SHORT PROBLEM :: Repeat everything from the first line of the listing below through the line that contains "d => colors[d.k]);", exactly. Leave out pictures.

╭─ SOURCE MATERIAL

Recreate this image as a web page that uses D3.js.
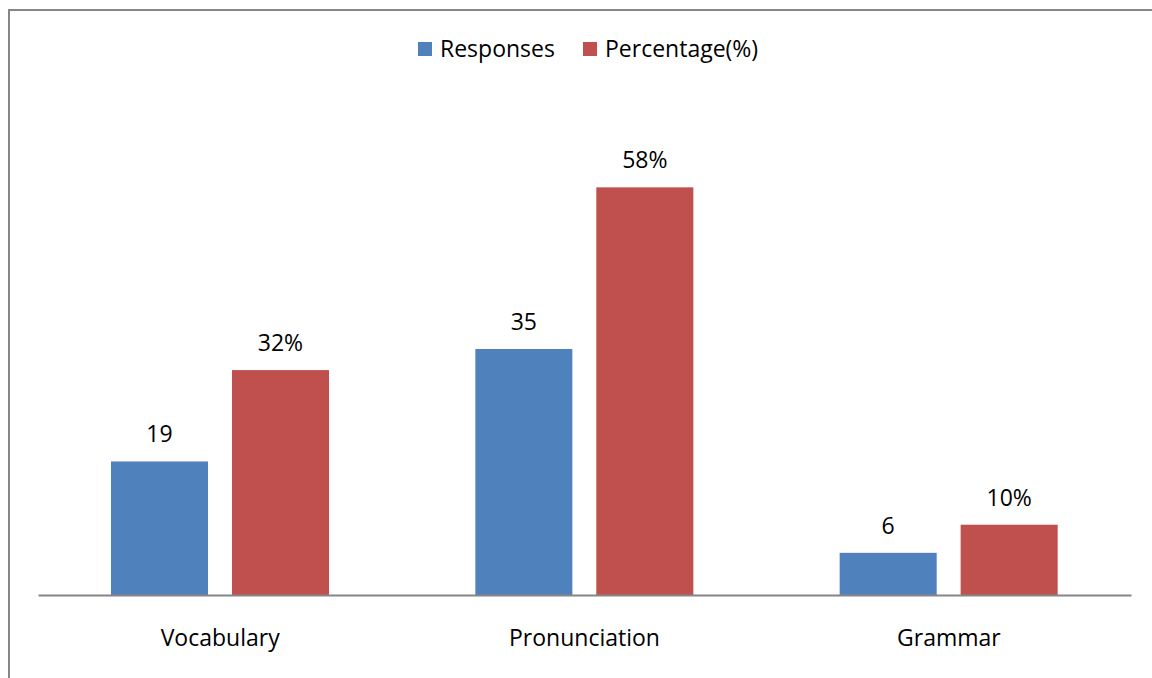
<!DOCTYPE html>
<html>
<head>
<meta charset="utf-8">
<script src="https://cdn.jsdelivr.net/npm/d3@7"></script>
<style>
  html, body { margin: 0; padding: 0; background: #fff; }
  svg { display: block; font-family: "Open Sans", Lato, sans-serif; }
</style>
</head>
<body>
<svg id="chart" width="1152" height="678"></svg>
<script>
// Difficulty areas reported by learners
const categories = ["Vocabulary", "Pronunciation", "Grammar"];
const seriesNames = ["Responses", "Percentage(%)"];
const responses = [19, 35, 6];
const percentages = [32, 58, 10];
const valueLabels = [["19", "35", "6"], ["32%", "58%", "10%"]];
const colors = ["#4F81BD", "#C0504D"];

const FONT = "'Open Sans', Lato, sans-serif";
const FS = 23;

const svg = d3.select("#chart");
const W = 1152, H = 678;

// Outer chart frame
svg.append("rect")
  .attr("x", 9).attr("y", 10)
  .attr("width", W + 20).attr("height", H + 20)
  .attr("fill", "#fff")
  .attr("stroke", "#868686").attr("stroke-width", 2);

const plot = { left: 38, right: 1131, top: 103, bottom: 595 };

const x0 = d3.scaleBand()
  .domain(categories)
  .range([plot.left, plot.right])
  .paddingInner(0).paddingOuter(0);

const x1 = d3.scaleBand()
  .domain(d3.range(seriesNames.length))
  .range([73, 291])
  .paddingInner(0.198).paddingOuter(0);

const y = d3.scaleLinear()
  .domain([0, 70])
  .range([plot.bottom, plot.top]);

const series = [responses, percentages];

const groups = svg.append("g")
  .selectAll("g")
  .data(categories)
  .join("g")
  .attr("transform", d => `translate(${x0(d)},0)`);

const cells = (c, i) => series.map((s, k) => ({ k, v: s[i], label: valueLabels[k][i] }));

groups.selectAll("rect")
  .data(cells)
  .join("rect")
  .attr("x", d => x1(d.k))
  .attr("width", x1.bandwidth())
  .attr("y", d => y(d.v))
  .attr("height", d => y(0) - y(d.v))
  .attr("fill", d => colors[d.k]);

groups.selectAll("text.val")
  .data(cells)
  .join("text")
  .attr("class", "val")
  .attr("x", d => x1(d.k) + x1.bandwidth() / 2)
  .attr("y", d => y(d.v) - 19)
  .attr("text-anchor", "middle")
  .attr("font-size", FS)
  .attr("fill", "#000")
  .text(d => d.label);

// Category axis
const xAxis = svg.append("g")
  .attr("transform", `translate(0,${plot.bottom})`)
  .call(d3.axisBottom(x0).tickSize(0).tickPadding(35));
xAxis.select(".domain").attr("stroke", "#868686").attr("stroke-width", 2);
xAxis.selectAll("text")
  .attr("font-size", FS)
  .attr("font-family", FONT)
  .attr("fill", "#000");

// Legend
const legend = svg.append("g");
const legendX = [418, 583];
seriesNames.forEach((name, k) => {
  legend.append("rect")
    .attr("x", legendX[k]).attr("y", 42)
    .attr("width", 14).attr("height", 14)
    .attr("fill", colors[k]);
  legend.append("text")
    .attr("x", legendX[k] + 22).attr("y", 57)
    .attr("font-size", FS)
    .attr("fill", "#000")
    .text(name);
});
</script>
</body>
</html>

╰─

REPLY ::
Recreate this image as a web page that uses D3.js.
<!DOCTYPE html>
<html>
<head>
<meta charset="utf-8">
<script src="https://cdn.jsdelivr.net/npm/d3@7"></script>
<style>
  html, body { margin: 0; padding: 0; background: #fff; }
  svg { display: block; font-family: "Open Sans", Lato, sans-serif; }
</style>
</head>
<body>
<svg id="chart" width="1152" height="678"></svg>
<script>
// Difficulty areas reported by learners
const categories = ["Vocabulary", "Pronunciation", "Grammar"];
const seriesNames = ["Responses", "Percentage(%)"];
const responses = [19, 35, 6];
const percentages = [32, 58, 10];
const valueLabels = [["19", "35", "6"], ["32%", "58%", "10%"]];
const colors = ["#4F81BD", "#C0504D"];

const FONT = "'Open Sans', Lato, sans-serif";
const FS = 23;

const svg = d3.select("#chart");
const W = 1152, H = 678;

// Outer chart frame
svg.append("rect")
  .attr("x", 9).attr("y", 10)
  .attr("width", W + 20).attr("height", H + 20)
  .attr("fill", "#fff")
  .attr("stroke", "#868686").attr("stroke-width", 2);

const plot = { left: 38, right: 1131, top: 103, bottom: 595 };

const x0 = d3.scaleBand()
  .domain(categories)
  .range([plot.left, plot.right])
  .paddingInner(0).paddingOuter(0);

const x1 = d3.scaleBand()
  .domain(d3.range(seriesNames.length))
  .range([73, 291])
  .paddingInner(0.198).paddingOuter(0);

const y = d3.scaleLinear()
  .domain([0, 70])
  .range([plot.bottom, plot.top]);

const series = [responses, percentages];

const groups = svg.append("g")
  .selectAll("g")
  .data(categories)
  .join("g")
  .attr("transform", d => `translate(${x0(d)},0)`);

const cells = (c, i) => series.map((s, k) => ({ k, v: s[i], label: valueLabels[k][i] }));

groups.selectAll("rect")
  .data(cells)
  .join("rect")
  .attr("x", d => x1(d.k))
  .attr("width", x1.bandwidth())
  .attr("y", d => y(d.v))
  .attr("height", d => y(0) - y(d.v))
  .attr("fill", d => colors[d.k]);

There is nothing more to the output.